Sibusiso Magaqa

Personal information
- Full name: Sibusiso Victor Magaqa
- Date of birth: 2 November 1998 (age 27)
- Place of birth: Tongaat, South Africa
- Position: Midfielder

Team information
- Current team: Royal AM
- Number: 26

Youth career
- 0000–2016: AmaZulu

Senior career*
- Years: Team / Apps / (Gls)
- 2015–2023: AmaZulu / 34 / (0)
- 2015–2016: → Sgcino Cosmos (loan) / 0 / (0)
- 2018–2019: → Uthongathi (loan) / 18 / (1)
- 2021: → Royal AM (loan) / 18 / (0)
- 2023–: Royal AM / 23 / (0)

= Sibusiso Magaqa =

South African soccer player

Sibusiso Victor Magaqa (born 2 November 1998) is a South African professional soccer player who currently plays as a midfielder for Royal AM in the South African Premier Division.
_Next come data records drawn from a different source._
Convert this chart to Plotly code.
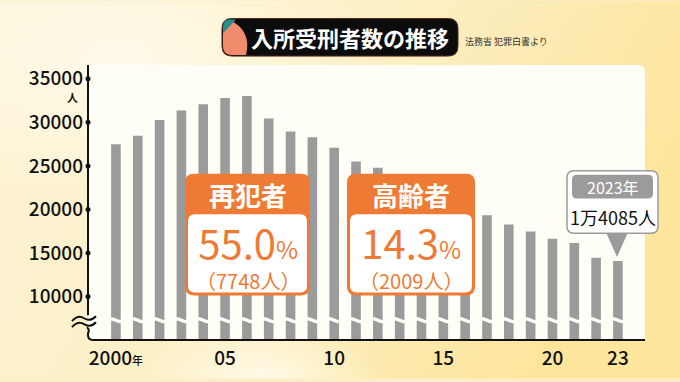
import base64
import plotly.graph_objects as go

# ---------------- data ----------------
years = list(range(2000, 2024))
inmates = [27498, 28469, 30277, 31355, 32090, 32789, 33032, 30450, 28963, 28293,
           27079, 25499, 24780, 22755, 21866, 21539, 20467, 19336, 18272, 17464,
           16620, 16152, 14460, 14085]
x_tick_vals = [2000, 2005, 2010, 2015, 2020, 2023]
x_tick_text = ["2000<span style='font-size:11px'>年</span>", "05", "10", "15", "20", "23"]
y_tick_vals = [10000, 15000, 20000, 25000, 30000, 35000]
y_tick_text = ["10000", "15000", "20000", "25000", "30000", "35000"]
title_text = "入所受刑者数の推移"
source_text = "法務省 犯罪白書より"
box_titles = ["再犯者", "高齢者"]
box_rates = ["55.0", "14.3"]
box_counts = ["7748", "2009"]
last_year_label = "2023年"
last_value_label = "1万4085人"

# ---------------- layout helpers (pixel -> paper) ----------------
W, H = 680, 382
PL, PR, PT, PB = 88, 645, 65, 343
FONT = "Noto Sans CJK JP"
ORANGE = "#ef7a34"
GRAY = "#9b9b9b"


def fx(px):
    return (px - PL) / (PR - PL)


def fy(py):
    return (PB - py) / (PB - PT)


def P(px, py):
    return f"{fx(px):.5f},{fy(py):.5f}"


def rrect(x0, y0, x1, y1, r):
    return (f"M{P(x0 + r, y0)} L{P(x1 - r, y0)} Q{P(x1, y0)} {P(x1, y0 + r)} "
            f"L{P(x1, y1 - r)} Q{P(x1, y1)} {P(x1 - r, y1)} L{P(x0 + r, y1)} "
            f"Q{P(x0, y1)} {P(x0, y1 - r)} L{P(x0, y0 + r)} Q{P(x0, y0)} {P(x0 + r, y0)} Z")


shapes = []
annotations = []


def add_path(path, fill=None, line_color=None, line_width=0, layer="above"):
    shapes.append(dict(type="path", xref="paper", yref="paper", path=path,
                       fillcolor=fill if fill else "rgba(0,0,0,0)",
                       line=dict(color=line_color if line_color else "rgba(0,0,0,0)",
                                 width=line_width),
                       layer=layer))


def add_text(px, py, text, size, color, bold=False, xanchor="center"):
    annotations.append(dict(xref="paper", yref="paper", x=fx(px), y=fy(py), text=text,
                            showarrow=False, xanchor=xanchor, yanchor="middle",
                            font=dict(family=FONT, size=size, color=color,
                                      weight="bold" if bold else "normal")))


# ---------------- background gradient ----------------
svg = f"""<svg xmlns='http://www.w3.org/2000/svg' width='{W}' height='{H}'>
<defs>
<linearGradient id='g' x1='0' y1='0' x2='1' y2='0.35'>
<stop offset='0' stop-color='#fcf3d7'/>
<stop offset='0.55' stop-color='#fcefc4'/>
<stop offset='1' stop-color='#fde59c'/>
</linearGradient>
<radialGradient id='r' cx='0.5' cy='0.5' r='0.5'>
<stop offset='0' stop-color='#fffbea' stop-opacity='0.95'/>
<stop offset='1' stop-color='#fffbea' stop-opacity='0'/>
</radialGradient>
</defs>
<rect width='{W}' height='{H}' fill='url(#g)'/>
<ellipse cx='120' cy='60' rx='260' ry='150' fill='url(#r)'/>
<ellipse cx='260' cy='382' rx='120' ry='60' fill='url(#r)'/>
</svg>"""
bg_src = "data:image/svg+xml;base64," + base64.b64encode(svg.encode()).decode()

# ---------------- panel ----------------
add_path(f"M{P(PL, PT)} L{P(PR - 7, PT)} Q{P(PR, PT)} {P(PR, PT + 7)} L{P(PR, PB)} L{P(PL, PB)} Z",
         fill="#fefdf6", layer="below")

# wavy break across the bars
x_left_data = 1998.72
x_right_data = 2024.24
wave_y = 323
wave = f"M{fx(PL + 8):.5f},{fy(wave_y):.5f}"
step = (PR - PL) / (x_right_data - x_left_data)
for yr in years:
    cx = PL + (yr - x_left_data) * step
    wave += f" Q{P(cx - 5.5, wave_y - 3)} {P(cx, wave_y)} Q{P(cx + 5.5, wave_y + 3)} {P(cx + 10.9, wave_y)}"
add_path(wave, line_color="#fefdf6", line_width=3.5)

# axis lines with break
add_path(f"M{P(PL, PT)} L{P(PL, 318)}", line_color="#111111", line_width=2)
add_path(f"M{P(87, 330)} Q{P(90, 333)} {P(88, 336)} L{P(88, PB - 5)} Q{P(88, PB)} {P(93, PB)} L{P(PR, PB)}",
         line_color="#111111", line_width=2)
add_path(f"M{P(72, 324)} Q{P(78, 317)} {P(84, 321)} Q{P(90, 325)} {P(96, 319)}",
         line_color="#111111", line_width=2)
add_path(f"M{P(72, 330)} Q{P(78, 323)} {P(84, 327)} Q{P(90, 331)} {P(96, 325)}",
         line_color="#111111", line_width=2)
add_text(72, 97, "人", 11, "#111111", bold=True)

# ---------------- title ----------------
add_path(rrect(222, 18, 458, 56, 10), fill="#0c0c0c", line_color="#5a2a20", line_width=1)
add_path(f"M{P(229, 19)} Q{P(252, 30)} {P(246, 55)} L{P(232, 55)} Q{P(223, 55)} {P(223, 46)} "
         f"L{P(223, 28)} Z", fill="#f08c6c")
add_path(f"M{P(223, 33)} L{P(223, 26)} Q{P(223, 19)} {P(230, 19)} L{P(236, 19)} Z", fill="#2b8e8c")
add_text(350, 37, title_text, 22, "#ffffff", bold=True)
add_text(463, 41, source_text, 9, "#333333", xanchor="left")

# ---------------- callout boxes ----------------
for (bx0, bx1), t, rate, cnt in zip([(185, 310), (347, 475)], box_titles, box_rates, box_counts):
    add_path(rrect(bx0, 175, bx1, 298, 9), fill=ORANGE)
    add_path(rrect(bx0 + 3, 216, bx1 - 3, 295, 7), fill="#ffffff")
    cx = (bx0 + bx1) / 2
    add_text(cx, 196, t, 26, "#ffffff", bold=True)
    add_text(cx, 256, f"<span style='font-size:40px'>{rate}</span>"
                      f"<span style='font-size:24px'>%</span><br>"
                      f"<span style='font-size:20px'>（{cnt}人）</span>", 23, ORANGE)

# 2023 callout
add_path(f"M{P(606, 234)} L{P(628, 234)} L{P(617, 259)} Z", fill=GRAY)
add_path(rrect(567, 172, 658, 235, 7), fill="#ffffff", line_color=GRAY, line_width=1.5)
add_path(rrect(572, 176, 653, 200, 5), fill=GRAY)
add_text(612.5, 188, last_year_label, 16, "#ffffff")
add_text(613, 219, last_value_label, 18, "#111111")

# ---------------- figure ----------------
fig = go.Figure()
fig.add_trace(go.Bar(x=years, y=inmates, marker=dict(color=GRAY, line=dict(width=0)),
                     width=0.44, hoverinfo="skip"))
fig.add_trace(go.Scatter(x=[x_left_data] * len(y_tick_vals), y=y_tick_vals, mode="markers",
                         marker=dict(color="#111111", size=5), cliponaxis=False,
                         hoverinfo="skip"))

fig.update_layout(
    width=W, height=H,
    margin=dict(l=PL, r=W - PR, t=PT, b=H - PB, pad=0),
    paper_bgcolor="#fcefc6",
    plot_bgcolor="rgba(0,0,0,0)",
    showlegend=False,
    font=dict(family=FONT, color="#111111"),
    shapes=shapes,
    annotations=annotations,
    images=[dict(source=bg_src, xref="paper", yref="paper", x=fx(0), y=fy(0),
                 sizex=W / (PR - PL), sizey=H / (PB - PT), xanchor="left", yanchor="top",
                 sizing="stretch", layer="below")],
    xaxis=dict(range=[x_left_data, x_right_data], tickvals=x_tick_vals, ticktext=x_tick_text,
               showgrid=False, zeroline=False, showline=False, ticks="",
               ticklabelstandoff=5, fixedrange=True,
               tickfont=dict(family=FONT, size=19, color="#111111", weight=500)),
    yaxis=dict(range=[5000, 36590], tickvals=y_tick_vals, ticktext=y_tick_text,
               showgrid=False, zeroline=False, showline=False, ticks="",
               ticklabelstandoff=4, fixedrange=True,
               tickfont=dict(family=FONT, size=19, color="#111111", weight=500)),
)

fig.write_html("out.html", config={"displayModeBar": False},
               post_script="document.body.style.margin='0';document.body.style.padding='0';")
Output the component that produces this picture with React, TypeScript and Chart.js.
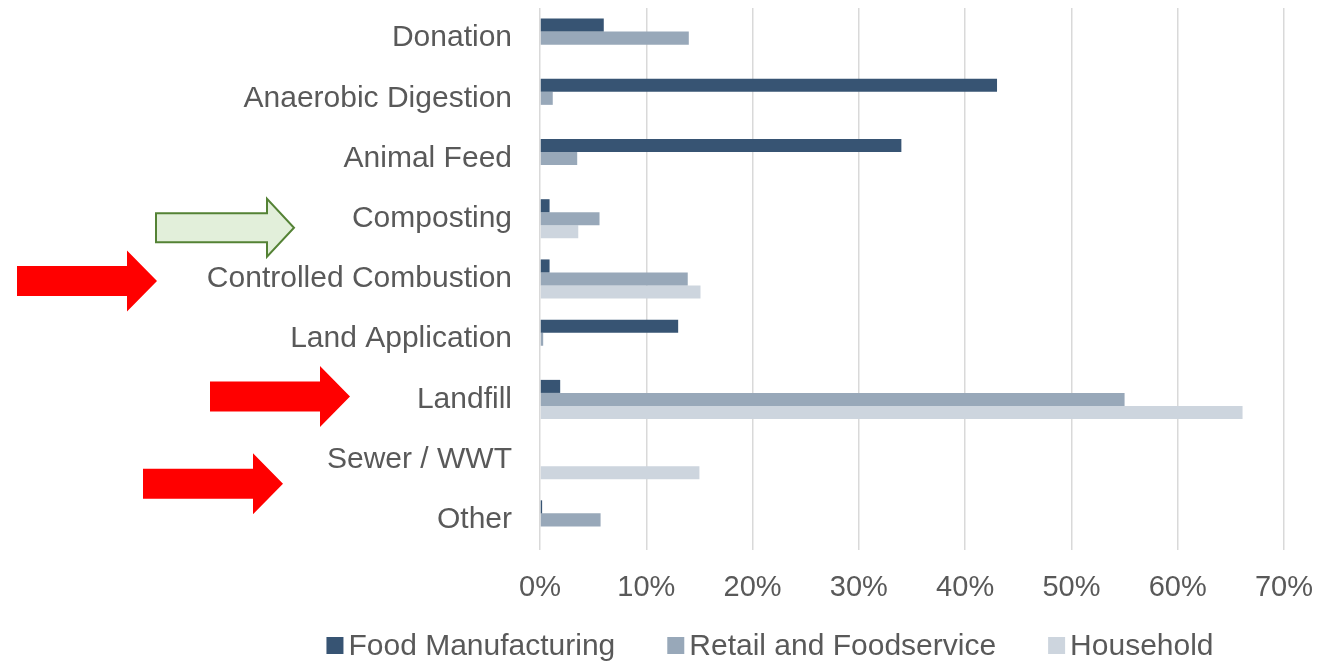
import React, { useEffect, useRef } from "react";
import { Chart, registerables } from "chart.js";

Chart.register(...registerables);

const categories = [
  "Donation",
  "Anaerobic Digestion",
  "Animal Feed",
  "Composting",
  "Controlled Combustion",
  "Land Application",
  "Landfill",
  "Sewer / WWT",
  "Other",
];
const seriesNames = ["Food Manufacturing", "Retail and Foodservice", "Household"];
const foodManufacturing = [6, 43, 34, 0.9, 0.9, 13, 1.9, 0, 0.2];
const retailFoodservice = [14, 1.2, 3.5, 5.6, 13.9, 0.3, 55, 0, 5.7];
const household = [0, 0, 0, 3.6, 15.1, 0, 66.1, 15, 0];
const seriesColors = ["#375473", "#98a8b9", "#cdd5de"];
const xTickValues = [0, 10, 20, 30, 40, 50, 60, 70];

const arrowNotes = [
  { category: "Composting", tailX: 156, tipX: 294, dy: 9, bodyH: 29, headH: 58, headLen: 27, fill: "#e2efda", stroke: "#548235" },
  { category: "Controlled Combustion", tailX: 17, tipX: 157, dy: 2, bodyH: 30, headH: 61, headLen: 30, fill: "#ff0000", stroke: "" },
  { category: "Landfill", tailX: 210, tipX: 350, dy: -3, bodyH: 30, headH: 61, headLen: 30, fill: "#ff0000", stroke: "" },
  { category: "Sewer / WWT", tailX: 143, tipX: 283, dy: 24, bodyH: 30, headH: 61, headLen: 30, fill: "#ff0000", stroke: "" },
];

const FONT = '"Liberation Sans", Arial, sans-serif';
const TEXT = "#595959";

const decorPlugin = {
  id: "decor",
  afterDraw(chart: any) {
    const ctx = chart.ctx;
    const yScale = chart.scales.y;
    arrowNotes.forEach((a) => {
      const idx = categories.indexOf(a.category);
      const cy = yScale.getPixelForValue(idx) + a.dy;
      const headX = a.tipX - a.headLen;
      ctx.save();
      ctx.beginPath();
      ctx.moveTo(a.tailX, cy - a.bodyH / 2);
      ctx.lineTo(headX, cy - a.bodyH / 2);
      ctx.lineTo(headX, cy - a.headH / 2);
      ctx.lineTo(a.tipX, cy);
      ctx.lineTo(headX, cy + a.headH / 2);
      ctx.lineTo(headX, cy + a.bodyH / 2);
      ctx.lineTo(a.tailX, cy + a.bodyH / 2);
      ctx.closePath();
      ctx.fillStyle = a.fill;
      ctx.fill();
      if (a.stroke) {
        ctx.strokeStyle = a.stroke;
        ctx.lineWidth = 2;
        ctx.lineJoin = "miter";
        ctx.stroke();
      }
      ctx.restore();
    });
    ctx.save();
    ctx.font = `30px ${FONT}`;
    const box = 17;
    const gap = 5;
    const itemGap = 52;
    const widths = chart.data.datasets.map((d: any) => ctx.measureText(d.label).width);
    const total = widths.reduce((s: number, w: number) => s + box + gap + w, 0) + itemGap * (widths.length - 1);
    let x = 770 - total / 2;
    const baseline = 655;
    chart.data.datasets.forEach((d: any, i: number) => {
      ctx.fillStyle = d.backgroundColor;
      ctx.fillRect(x, baseline - 18, box, box);
      ctx.fillStyle = TEXT;
      ctx.textBaseline = "alphabetic";
      ctx.textAlign = "left";
      ctx.fillText(d.label, x + box + gap, baseline);
      x += box + gap + widths[i] + itemGap;
    });
    ctx.restore();
  },
};

export default function App() {
  const canvasRef = useRef<HTMLCanvasElement | null>(null);

  useEffect(() => {
    if (!canvasRef.current) return;
    const values = [foodManufacturing, retailFoodservice, household];
    const chart = new Chart(canvasRef.current, {
      type: "bar",
      data: {
        labels: categories,
        datasets: seriesNames.map((name, i) => ({
          label: name,
          data: values[i],
          backgroundColor: seriesColors[i],
          borderWidth: 0,
          categoryPercentage: 0.65,
          barPercentage: 1.0,
        })),
      },
      options: {
        indexAxis: "y",
        animation: false,
        responsive: true,
        maintainAspectRatio: false,
        layout: { padding: { top: 8, right: 34, bottom: 0, left: 0 } },
        plugins: {
          legend: { display: false },
          tooltip: { enabled: false },
          title: { display: false },
        },
        scales: {
          x: {
            min: 0,
            max: 70,
            afterBuildTicks: (scale: any) => {
              scale.ticks = xTickValues.map((v) => ({ value: v }));
            },
            afterFit: (scale: any) => {
              scale.height = 111;
              scale.paddingLeft = 0;
              scale.paddingRight = 0;
            },
            grid: { color: "#d9d9d9", lineWidth: 1.5, drawTicks: false },
            border: { display: false },
            ticks: {
              padding: 21,
              color: TEXT,
              font: { family: FONT, size: 29 },
              maxRotation: 0,
              callback: (v: any) => `${v}%`,
            },
          },
          y: {
            afterFit: (scale: any) => {
              scale.width = 540;
              scale.paddingTop = 0;
              scale.paddingBottom = 0;
            },
            grid: { display: false, drawTicks: false },
            border: { display: false },
            ticks: {
              padding: 28,
              color: TEXT,
              font: { family: FONT, size: 30 },
            },
          },
        },
      },
      plugins: [decorPlugin],
    });
    return () => chart.destroy();
  }, []);

  return (
    <div style={{ position: "absolute", left: 0, top: 0, width: 1318, height: 661, background: "#ffffff" }}>
      <canvas ref={canvasRef} />
    </div>
  );
}
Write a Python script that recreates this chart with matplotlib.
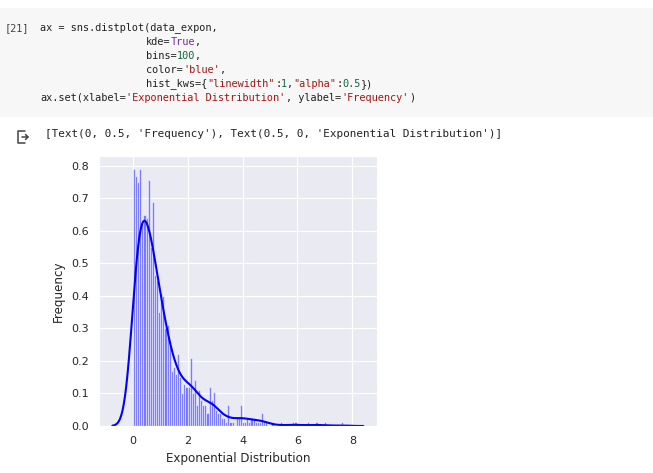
import numpy as np
import matplotlib
matplotlib.use('Agg')
import matplotlib.pyplot as plt
import seaborn as sns
from matplotlib.patches import Rectangle
from matplotlib.lines import Line2D

# histogram heights (density), 100 bins over [0, 7.65]
bin_lo, bin_hi = 0.0, 7.65
heights = [
    0.79, 0.77, 0.75, 0.79, 0.62, 0.65, 0.64, 0.755, 0.55, 0.69,
    0.465, 0.45, 0.35, 0.41, 0.40, 0.30, 0.31, 0.25, 0.17, 0.18,
    0.16, 0.22, 0.15, 0.10, 0.13, 0.12, 0.12, 0.21, 0.10, 0.14,
    0.065, 0.11, 0.08, 0.065, 0.065, 0.04, 0.12, 0.08, 0.105, 0.05,
    0.04, 0.04, 0.026, 0.026, 0.013, 0.065, 0.013, 0.013, 0.0, 0.026,
    0.026, 0.065, 0.013, 0.013, 0.026, 0.013, 0.026, 0.026, 0.013, 0.013,
    0.013, 0.039, 0.013, 0.013, 0.0, 0.0, 0.013, 0.0, 0.0, 0.0,
    0.013, 0.0, 0.0, 0.0, 0.0, 0.0, 0.013, 0.013, 0.0, 0.0,
    0.0, 0.0, 0.0, 0.013, 0.0, 0.0, 0.0, 0.013, 0.0, 0.0,
    0.0, 0.013, 0.0, 0.0, 0.0, 0.0, 0.0, 0.0, 0.0, 0.013,
]
x_ticks = [0, 2, 4, 6, 8]
y_ticks = [0.0, 0.1, 0.2, 0.3, 0.4, 0.5, 0.6, 0.7, 0.8]

# notebook cell text
cell_no = '[21]'
code_lines = [
    (40, [('ax = sns.distplot(data_expon,', 'txt')]),
    (146, [('kde=', 'txt'), ('True', 'kw'), (',', 'txt')]),
    (146, [('bins=', 'txt'), ('100', 'num'), (',', 'txt')]),
    (146, [('color=', 'txt'), ("'blue'", 'str'), (',', 'txt')]),
    (146, [('hist_kws={', 'txt'), ('"linewidth"', 'str'), (':', 'txt'), ('1', 'num'),
           (',', 'txt'), ('"alpha"', 'str'), (':', 'txt'), ('0.5', 'num'), ('})', 'txt')]),
    (40, [('ax.set(xlabel=', 'txt'), ("'Exponential Distribution'", 'str'),
          (', ylabel=', 'txt'), ("'Frequency'", 'str'), (')', 'txt')]),
]
out_text = "[Text(0, 0.5, 'Frequency'), Text(0.5, 0, 'Exponential Distribution')]"
colors = {'txt': '#212121', 'kw': '#7928a1', 'num': '#116644', 'str': '#a31515'}

W, H = 653, 473
sns.set_style('darkgrid')
fig = plt.figure(figsize=(W / 100, H / 100), dpi=100)
fig.patch.set_facecolor('white')


def fx(px):
    return px / W


def fy(py):
    return 1 - py / H


mono = 'DejaVu Sans Mono'
cw = 6.15
code_size = cw / 0.602 * 0.72

# code cell background
fig.patches.append(Rectangle((0, fy(117)), 1, (117 - 8) / H, transform=fig.transFigure,
                             facecolor='#f7f7f7', edgecolor='none', zorder=0))

fig.text(fx(5), fy(28), cell_no, family=mono, fontsize=code_size, color='#424242', va='center')
for i, (x0, toks) in enumerate(code_lines):
    y = 28 + i * 14
    n = 0
    for s, kind in toks:
        fig.text(fx(x0 + n * cw), fy(y), s, family=mono, fontsize=code_size,
                 color=colors[kind], va='center')
        n += len(s)

fig.text(fx(45), fy(134), out_text, family=mono, fontsize=6.6 / 0.602 * 0.72,
         color='#212121', va='center')

# output icon
icon = [([25, 18, 18, 25], [131, 131, 143, 143]), ([22, 28], [137, 137]),
        ([25.5, 28, 25.5], [134.5, 137, 139.5])]
for xs, ys in icon:
    fig.lines.append(Line2D([fx(v) for v in xs], [fy(v) for v in ys],
                            transform=fig.transFigure, color='#424242', lw=1.1))

# chart
ax = fig.add_axes([fx(99), fy(426), (377 - 99) / W, (426 - 156) / H])
edges = np.linspace(bin_lo, bin_hi, len(heights) + 1)
width = edges[1] - edges[0]
ax.bar(edges[:-1], heights, width=width, align='edge', color='blue', alpha=0.5, linewidth=0.8)

# kde smoothed from the histogram
centers = edges[:-1] + width / 2
w = np.array(heights) * width
bw = 0.25
grid = np.linspace(bin_lo - 3 * bw, bin_hi + 3 * bw, 400)
dens = (w[None, :] * np.exp(-0.5 * ((grid[:, None] - centers[None, :]) / bw) ** 2)).sum(1)
dens = dens / (w.sum() * bw * np.sqrt(2 * np.pi))
ax.plot(grid, dens, color='blue', lw=1.5)

ax.set_xlim(-1.24, 8.9)
ax.set_ylim(0, 0.83)
ax.set_xticks(x_ticks)
ax.set_yticks(y_ticks)
ax.tick_params(labelsize=8, colors='#262626', pad=4)
ax.set_xlabel('Exponential Distribution', fontsize=8.6, color='#262626', labelpad=4)
ax.set_ylabel('Frequency', fontsize=8.6, color='#262626', labelpad=4)

fig.savefig('out.png', dpi=100)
==Early and personal life==
He was born in Tongaat.

==Club career==
Magaqa started his career at the academy of AmaZulu, joining at the under-13 level. He made his first-team debut as a substitute against Highlands Park in the final match of the 2015–16 season after a full season at Sgcino Cosmos.

In January 2018, he joined Uthongathi on loan, with his loan deal extended in the summer of that year.